French-origin name Amy (no. 189) was popular in England from the 14th C onwards.

No. 196 Alba occurs in Catalan in the early 16th C.

Golden name Aurelia (no. 212) was used in Renaissance Italy. While name no. 361 Sapphire is generally interpreted as a gem name, when the medieval form Sapphira was used in 16th C England, it was more likely in reference to the New Testament character.

Did you know that Alana (no. 216) is a medieval name? It’s the Latin feminine form of Alan, and appears rarely. (Variants that add extra ls or ns or hs, such as Alannah (no. 472), Alanna (no. 650), Allana (no. 1788), Alanah (no. 1887), and Allanah (no. 3178) and compounds like Alana-Rose (no. 2901) and Alana-Rae (no. 5666) are not generally medieval.)

Nickname Effie (no. 236), usually a pet form of Euphemia (no. 4684), shows up in 16th C England (as does the full name itself) — a rare instance of an -ie or -y diminutive ending in medieval England!

Name no. 243, Talia we have examples of in 13th and 16th C Italy; there’s no entry for the name yet, as the etymological origin of the name is uncertain.

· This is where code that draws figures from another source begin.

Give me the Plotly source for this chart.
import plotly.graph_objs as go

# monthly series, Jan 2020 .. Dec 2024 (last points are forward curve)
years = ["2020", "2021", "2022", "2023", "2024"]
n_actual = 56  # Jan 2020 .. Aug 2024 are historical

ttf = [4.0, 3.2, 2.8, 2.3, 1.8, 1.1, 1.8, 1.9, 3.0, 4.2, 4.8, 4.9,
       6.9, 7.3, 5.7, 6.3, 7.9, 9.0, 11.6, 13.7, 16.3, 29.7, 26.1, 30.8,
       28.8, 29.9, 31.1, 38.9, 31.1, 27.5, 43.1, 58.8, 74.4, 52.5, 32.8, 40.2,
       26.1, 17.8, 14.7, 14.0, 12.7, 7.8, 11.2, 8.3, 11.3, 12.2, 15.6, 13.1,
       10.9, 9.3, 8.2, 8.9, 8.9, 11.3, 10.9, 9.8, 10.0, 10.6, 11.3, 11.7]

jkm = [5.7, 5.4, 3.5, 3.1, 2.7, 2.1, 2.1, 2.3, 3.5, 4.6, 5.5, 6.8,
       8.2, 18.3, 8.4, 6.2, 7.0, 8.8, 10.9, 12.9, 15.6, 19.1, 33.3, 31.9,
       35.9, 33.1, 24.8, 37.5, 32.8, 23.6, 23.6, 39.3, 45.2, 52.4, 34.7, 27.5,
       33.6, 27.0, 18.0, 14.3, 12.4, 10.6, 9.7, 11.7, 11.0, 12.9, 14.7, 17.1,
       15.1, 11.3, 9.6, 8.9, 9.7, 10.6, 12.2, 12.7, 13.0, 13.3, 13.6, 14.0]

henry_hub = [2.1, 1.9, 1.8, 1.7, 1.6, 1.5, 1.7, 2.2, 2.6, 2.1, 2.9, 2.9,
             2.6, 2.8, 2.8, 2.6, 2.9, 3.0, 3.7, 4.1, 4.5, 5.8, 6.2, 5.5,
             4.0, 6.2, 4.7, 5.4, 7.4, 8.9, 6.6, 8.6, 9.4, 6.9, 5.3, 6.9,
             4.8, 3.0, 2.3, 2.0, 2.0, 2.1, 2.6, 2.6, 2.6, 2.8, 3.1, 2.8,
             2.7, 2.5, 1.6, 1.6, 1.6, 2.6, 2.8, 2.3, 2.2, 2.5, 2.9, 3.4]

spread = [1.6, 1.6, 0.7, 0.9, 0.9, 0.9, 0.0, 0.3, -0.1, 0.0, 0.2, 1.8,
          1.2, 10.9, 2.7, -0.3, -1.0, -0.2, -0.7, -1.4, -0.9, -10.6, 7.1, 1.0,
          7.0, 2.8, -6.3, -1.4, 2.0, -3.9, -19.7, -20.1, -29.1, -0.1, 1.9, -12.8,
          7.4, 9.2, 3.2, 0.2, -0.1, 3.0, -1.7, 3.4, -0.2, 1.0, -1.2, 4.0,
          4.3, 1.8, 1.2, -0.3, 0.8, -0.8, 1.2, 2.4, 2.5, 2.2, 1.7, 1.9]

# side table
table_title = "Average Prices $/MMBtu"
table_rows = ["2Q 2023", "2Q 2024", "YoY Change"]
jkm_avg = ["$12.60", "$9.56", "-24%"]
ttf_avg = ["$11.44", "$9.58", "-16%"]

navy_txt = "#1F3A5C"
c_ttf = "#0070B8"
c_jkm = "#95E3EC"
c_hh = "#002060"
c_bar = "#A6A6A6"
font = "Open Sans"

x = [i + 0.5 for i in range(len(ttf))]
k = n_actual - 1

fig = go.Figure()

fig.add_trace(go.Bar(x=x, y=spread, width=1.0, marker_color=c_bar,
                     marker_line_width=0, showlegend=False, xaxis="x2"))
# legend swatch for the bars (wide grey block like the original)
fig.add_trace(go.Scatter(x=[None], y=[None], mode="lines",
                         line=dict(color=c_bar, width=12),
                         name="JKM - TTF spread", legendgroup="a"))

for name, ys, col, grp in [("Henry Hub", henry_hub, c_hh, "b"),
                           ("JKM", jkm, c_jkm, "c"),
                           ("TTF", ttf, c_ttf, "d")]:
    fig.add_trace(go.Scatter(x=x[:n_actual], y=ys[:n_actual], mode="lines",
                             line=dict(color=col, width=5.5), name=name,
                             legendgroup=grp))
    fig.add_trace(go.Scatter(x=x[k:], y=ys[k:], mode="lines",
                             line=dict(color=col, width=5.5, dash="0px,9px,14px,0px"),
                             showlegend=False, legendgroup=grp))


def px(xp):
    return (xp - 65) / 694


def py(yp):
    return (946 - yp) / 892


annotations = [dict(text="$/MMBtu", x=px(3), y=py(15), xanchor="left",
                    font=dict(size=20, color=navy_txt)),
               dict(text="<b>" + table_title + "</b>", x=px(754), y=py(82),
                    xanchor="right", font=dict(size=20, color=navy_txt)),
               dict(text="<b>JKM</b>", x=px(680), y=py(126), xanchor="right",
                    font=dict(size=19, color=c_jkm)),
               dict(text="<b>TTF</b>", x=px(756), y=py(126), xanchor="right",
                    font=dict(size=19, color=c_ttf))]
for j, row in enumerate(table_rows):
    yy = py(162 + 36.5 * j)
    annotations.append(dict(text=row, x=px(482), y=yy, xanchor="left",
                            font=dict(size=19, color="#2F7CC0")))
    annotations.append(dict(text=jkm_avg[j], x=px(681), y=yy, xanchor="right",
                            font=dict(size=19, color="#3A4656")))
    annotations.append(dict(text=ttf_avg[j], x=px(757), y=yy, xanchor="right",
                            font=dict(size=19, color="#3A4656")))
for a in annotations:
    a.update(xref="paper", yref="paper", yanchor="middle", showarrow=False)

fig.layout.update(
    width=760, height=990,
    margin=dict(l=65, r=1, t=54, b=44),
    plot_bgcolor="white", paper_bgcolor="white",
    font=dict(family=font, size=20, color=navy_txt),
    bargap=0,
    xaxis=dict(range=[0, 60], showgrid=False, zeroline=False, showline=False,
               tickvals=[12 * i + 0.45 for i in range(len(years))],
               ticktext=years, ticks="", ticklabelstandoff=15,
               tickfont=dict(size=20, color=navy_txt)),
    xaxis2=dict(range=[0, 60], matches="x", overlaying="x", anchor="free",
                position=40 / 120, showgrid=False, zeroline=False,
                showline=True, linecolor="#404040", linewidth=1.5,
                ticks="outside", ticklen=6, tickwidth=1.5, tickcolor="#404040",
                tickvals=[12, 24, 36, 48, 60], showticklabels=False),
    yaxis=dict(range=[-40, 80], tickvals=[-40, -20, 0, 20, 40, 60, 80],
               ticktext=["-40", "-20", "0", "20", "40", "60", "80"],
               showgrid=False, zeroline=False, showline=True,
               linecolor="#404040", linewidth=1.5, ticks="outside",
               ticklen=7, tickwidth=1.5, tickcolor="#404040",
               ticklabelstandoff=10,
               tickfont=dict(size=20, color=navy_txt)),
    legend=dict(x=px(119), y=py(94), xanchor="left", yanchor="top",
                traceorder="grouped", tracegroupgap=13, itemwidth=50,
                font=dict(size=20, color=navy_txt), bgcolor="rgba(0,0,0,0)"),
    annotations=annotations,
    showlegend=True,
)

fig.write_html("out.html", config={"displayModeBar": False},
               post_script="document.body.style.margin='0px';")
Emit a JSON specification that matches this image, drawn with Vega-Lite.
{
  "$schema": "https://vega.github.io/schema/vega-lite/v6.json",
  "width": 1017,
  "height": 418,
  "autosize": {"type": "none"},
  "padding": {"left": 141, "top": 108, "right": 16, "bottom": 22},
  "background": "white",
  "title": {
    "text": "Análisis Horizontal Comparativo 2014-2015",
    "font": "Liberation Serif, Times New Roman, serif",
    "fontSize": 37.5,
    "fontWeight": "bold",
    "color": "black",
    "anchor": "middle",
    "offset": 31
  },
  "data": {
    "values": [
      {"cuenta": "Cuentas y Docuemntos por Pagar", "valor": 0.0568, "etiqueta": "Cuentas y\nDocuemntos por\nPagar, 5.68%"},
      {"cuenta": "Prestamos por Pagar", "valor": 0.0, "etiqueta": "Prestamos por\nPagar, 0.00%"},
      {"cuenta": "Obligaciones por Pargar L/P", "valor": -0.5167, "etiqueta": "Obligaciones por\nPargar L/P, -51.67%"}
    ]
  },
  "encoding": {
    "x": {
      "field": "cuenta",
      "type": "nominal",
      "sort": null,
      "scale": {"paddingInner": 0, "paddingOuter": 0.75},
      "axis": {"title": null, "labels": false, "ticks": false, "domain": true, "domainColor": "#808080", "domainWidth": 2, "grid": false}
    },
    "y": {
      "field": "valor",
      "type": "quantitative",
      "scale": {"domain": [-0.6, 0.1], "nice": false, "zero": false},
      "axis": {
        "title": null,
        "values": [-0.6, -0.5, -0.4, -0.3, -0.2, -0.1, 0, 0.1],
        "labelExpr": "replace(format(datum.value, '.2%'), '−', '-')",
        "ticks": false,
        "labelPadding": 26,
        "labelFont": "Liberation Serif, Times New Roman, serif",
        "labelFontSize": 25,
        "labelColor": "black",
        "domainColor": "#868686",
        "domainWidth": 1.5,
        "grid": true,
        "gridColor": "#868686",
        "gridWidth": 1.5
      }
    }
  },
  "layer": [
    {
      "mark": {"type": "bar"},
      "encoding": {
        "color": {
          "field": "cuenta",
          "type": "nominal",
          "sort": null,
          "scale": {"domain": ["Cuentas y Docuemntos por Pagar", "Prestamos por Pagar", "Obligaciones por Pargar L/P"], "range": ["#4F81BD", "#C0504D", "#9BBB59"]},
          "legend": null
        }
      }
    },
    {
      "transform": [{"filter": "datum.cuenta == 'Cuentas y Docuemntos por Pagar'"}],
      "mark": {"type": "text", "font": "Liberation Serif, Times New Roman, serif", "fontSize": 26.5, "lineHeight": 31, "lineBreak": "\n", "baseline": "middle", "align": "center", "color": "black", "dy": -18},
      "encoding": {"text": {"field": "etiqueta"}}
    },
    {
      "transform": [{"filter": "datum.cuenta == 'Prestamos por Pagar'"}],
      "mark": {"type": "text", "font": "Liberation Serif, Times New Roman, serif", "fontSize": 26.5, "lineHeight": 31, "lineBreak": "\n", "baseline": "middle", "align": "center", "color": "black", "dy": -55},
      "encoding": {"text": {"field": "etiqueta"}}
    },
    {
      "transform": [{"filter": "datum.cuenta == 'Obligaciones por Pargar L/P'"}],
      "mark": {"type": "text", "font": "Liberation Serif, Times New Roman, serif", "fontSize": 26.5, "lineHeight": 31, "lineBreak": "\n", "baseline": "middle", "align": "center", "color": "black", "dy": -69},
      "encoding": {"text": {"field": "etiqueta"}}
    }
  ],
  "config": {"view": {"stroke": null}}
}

Names of classical gods and goddesses became popular in the Renaissance, including Diana (no. 275) found in both England and Italy (Diane (no. 3178) is a French form; Dianna (no. 3985) and Dyana (no. 48684) are modern forms). In general, the Latin names were preferred over the Greek — which means while we don’t have Athena (no. 239), Atene (no. 5666), Athene (no. 5666) (or the compound Athena-Rose, no. 4684) in the DMNES data, we do have Minerva (no. 2187). (The compound Diana-Elena (no. 5666) is also modern.)

Modern-day Melody (no. 312) is found in the Latin form Melodia in England during the fad for fanciful Latinate names in the 13th C. It’s during this period that we also find Amanda (no. 602).

Name no. 213 Remi shows up in medieval France — but as a masculine name, not a feminine name. Similarly, Alexis (no. 323) can be found right across Europe, but only as a man’s name.

The roots of Christmas name Natalie (no. 354) go all the way back to the early Middle Ages — it shows up multiple times in the 9th C, which makes it an incredibly well-witnessed early French feminine name!

We’ll tackle names from no. 400 down in a future post.